Everything from the line containing "Convert this chart to Plotly code." through the line containing "0.424, 0.472, 0.525, 0.568, 0.62]" should be repeated exactly, and nothing else from the data.

* Start *

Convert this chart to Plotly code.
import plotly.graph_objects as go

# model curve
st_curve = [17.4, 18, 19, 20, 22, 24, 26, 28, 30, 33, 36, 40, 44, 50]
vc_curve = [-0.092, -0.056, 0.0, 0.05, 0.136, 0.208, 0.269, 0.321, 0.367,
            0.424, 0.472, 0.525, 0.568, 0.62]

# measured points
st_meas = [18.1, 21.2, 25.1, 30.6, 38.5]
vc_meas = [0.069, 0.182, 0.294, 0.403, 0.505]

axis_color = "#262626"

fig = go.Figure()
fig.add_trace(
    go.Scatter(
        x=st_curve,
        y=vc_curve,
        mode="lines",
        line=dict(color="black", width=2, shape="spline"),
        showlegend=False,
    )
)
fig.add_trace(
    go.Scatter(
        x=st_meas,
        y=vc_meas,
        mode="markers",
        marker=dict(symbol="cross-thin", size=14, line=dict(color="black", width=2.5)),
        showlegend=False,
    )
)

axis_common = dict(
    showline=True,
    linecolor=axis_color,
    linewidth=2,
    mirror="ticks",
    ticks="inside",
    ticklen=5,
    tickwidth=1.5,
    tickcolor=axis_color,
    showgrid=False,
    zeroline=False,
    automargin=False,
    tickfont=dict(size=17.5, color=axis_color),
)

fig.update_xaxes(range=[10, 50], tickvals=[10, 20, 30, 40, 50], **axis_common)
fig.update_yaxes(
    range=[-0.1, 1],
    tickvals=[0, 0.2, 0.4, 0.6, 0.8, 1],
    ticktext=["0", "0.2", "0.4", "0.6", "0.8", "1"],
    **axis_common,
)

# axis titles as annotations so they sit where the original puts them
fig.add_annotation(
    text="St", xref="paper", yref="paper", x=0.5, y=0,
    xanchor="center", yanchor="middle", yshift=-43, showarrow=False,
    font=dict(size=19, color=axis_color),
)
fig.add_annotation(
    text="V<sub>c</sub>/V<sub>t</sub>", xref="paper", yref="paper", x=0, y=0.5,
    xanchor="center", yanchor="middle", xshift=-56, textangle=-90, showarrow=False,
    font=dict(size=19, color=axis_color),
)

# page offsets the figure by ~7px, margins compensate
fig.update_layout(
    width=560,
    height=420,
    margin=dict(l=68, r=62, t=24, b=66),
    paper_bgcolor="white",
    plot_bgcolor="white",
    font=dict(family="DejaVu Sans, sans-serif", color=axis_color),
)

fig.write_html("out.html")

* End *
* Start *

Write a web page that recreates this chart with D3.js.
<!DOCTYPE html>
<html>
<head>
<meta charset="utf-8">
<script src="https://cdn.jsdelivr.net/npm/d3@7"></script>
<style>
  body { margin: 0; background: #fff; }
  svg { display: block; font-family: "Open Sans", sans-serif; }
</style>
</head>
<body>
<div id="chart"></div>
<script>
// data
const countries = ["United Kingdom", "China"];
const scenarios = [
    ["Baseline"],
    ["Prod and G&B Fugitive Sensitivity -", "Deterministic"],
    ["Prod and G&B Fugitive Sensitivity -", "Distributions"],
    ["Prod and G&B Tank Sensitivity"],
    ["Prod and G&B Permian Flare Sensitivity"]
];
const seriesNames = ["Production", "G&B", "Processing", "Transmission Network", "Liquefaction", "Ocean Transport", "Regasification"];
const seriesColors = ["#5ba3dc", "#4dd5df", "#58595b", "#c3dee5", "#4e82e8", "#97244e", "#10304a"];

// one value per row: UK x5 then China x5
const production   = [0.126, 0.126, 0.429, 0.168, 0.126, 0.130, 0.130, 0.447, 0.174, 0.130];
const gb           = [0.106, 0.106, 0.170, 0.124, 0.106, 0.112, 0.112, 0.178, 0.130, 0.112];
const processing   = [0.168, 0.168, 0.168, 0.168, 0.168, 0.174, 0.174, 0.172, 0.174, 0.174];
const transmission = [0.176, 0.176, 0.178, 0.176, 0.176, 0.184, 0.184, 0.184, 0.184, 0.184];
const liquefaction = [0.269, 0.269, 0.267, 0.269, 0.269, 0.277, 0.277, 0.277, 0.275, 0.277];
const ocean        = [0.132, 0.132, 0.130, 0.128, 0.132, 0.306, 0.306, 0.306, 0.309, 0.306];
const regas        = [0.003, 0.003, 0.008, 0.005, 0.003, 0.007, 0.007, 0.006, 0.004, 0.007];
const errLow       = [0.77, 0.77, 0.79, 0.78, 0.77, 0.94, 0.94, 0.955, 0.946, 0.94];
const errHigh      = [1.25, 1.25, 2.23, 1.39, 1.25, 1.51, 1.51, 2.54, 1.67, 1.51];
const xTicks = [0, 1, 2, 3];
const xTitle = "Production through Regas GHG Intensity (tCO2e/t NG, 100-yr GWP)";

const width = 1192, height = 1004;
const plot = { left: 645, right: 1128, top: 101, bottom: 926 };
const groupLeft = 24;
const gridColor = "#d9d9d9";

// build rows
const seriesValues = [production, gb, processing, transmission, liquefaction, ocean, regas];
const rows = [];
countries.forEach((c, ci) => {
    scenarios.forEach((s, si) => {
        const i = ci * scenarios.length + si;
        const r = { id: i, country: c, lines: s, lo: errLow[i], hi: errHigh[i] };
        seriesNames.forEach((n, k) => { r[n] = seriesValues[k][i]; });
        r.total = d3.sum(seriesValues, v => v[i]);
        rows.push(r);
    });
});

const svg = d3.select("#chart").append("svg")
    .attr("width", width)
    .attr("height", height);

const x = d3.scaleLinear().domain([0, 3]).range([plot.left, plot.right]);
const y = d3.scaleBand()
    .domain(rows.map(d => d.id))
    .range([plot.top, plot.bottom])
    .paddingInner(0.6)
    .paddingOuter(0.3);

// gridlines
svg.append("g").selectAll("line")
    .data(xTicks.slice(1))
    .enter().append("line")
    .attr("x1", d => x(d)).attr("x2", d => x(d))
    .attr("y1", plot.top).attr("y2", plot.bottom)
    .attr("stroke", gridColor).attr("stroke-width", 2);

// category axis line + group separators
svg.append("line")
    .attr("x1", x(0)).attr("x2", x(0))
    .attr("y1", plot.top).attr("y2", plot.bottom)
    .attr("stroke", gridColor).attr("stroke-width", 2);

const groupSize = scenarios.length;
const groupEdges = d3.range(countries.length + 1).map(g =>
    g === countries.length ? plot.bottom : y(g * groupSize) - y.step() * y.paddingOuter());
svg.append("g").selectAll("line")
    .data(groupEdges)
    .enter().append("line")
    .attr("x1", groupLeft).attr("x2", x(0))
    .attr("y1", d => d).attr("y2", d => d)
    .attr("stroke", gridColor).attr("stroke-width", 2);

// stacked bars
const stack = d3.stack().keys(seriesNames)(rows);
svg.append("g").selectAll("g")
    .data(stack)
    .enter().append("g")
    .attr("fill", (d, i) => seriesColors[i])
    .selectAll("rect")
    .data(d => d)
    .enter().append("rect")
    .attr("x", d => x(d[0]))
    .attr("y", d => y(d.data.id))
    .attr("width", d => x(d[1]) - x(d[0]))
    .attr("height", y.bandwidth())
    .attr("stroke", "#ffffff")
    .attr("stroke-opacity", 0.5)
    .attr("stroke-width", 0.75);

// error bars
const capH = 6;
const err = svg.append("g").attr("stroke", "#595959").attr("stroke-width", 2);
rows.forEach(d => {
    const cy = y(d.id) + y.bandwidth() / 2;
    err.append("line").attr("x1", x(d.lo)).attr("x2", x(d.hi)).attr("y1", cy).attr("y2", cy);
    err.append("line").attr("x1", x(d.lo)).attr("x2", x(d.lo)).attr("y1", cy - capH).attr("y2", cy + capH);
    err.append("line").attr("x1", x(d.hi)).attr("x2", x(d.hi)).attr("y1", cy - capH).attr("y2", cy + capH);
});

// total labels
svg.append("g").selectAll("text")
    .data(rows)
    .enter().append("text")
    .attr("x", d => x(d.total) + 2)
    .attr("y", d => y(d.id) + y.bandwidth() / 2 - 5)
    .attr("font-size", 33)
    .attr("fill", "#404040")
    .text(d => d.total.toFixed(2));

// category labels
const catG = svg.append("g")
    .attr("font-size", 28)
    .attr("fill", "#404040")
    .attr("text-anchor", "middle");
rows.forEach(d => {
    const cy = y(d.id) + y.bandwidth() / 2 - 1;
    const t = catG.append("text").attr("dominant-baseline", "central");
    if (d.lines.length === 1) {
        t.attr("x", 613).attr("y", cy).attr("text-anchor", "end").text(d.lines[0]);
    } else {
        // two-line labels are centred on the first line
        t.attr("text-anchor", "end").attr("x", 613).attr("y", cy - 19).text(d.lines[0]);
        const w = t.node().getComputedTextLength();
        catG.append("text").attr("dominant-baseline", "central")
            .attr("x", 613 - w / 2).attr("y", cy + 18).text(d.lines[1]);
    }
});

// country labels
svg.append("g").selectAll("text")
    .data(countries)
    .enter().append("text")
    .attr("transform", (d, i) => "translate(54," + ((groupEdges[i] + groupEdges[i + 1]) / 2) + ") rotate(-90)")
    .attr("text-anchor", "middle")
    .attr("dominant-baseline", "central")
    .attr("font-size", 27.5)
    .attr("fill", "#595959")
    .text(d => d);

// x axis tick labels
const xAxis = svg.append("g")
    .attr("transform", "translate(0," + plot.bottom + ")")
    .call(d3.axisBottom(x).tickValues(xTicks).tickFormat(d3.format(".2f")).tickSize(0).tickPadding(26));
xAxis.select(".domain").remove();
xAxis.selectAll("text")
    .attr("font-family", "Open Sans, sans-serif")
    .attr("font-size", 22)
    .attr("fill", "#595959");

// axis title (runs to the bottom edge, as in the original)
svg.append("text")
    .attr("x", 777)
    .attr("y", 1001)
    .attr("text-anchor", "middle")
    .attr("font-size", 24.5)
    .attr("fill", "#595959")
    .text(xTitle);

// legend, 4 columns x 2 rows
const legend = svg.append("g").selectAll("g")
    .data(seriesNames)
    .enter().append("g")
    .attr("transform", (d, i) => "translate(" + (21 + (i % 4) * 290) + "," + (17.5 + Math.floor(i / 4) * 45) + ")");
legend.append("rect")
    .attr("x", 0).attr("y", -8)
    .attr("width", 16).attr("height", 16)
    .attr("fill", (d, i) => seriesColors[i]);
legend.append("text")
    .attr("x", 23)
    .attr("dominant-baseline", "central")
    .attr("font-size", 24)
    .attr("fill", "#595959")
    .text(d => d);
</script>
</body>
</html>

* End *

## Solution for this exercise
Convert this chart to Plotly code.
import plotly.graph_objects as go

# model curve
st_curve = [17.4, 18, 19, 20, 22, 24, 26, 28, 30, 33, 36, 40, 44, 50]
vc_curve = [-0.092, -0.056, 0.0, 0.05, 0.136, 0.208, 0.269, 0.321, 0.367,
            0.424, 0.472, 0.525, 0.568, 0.62]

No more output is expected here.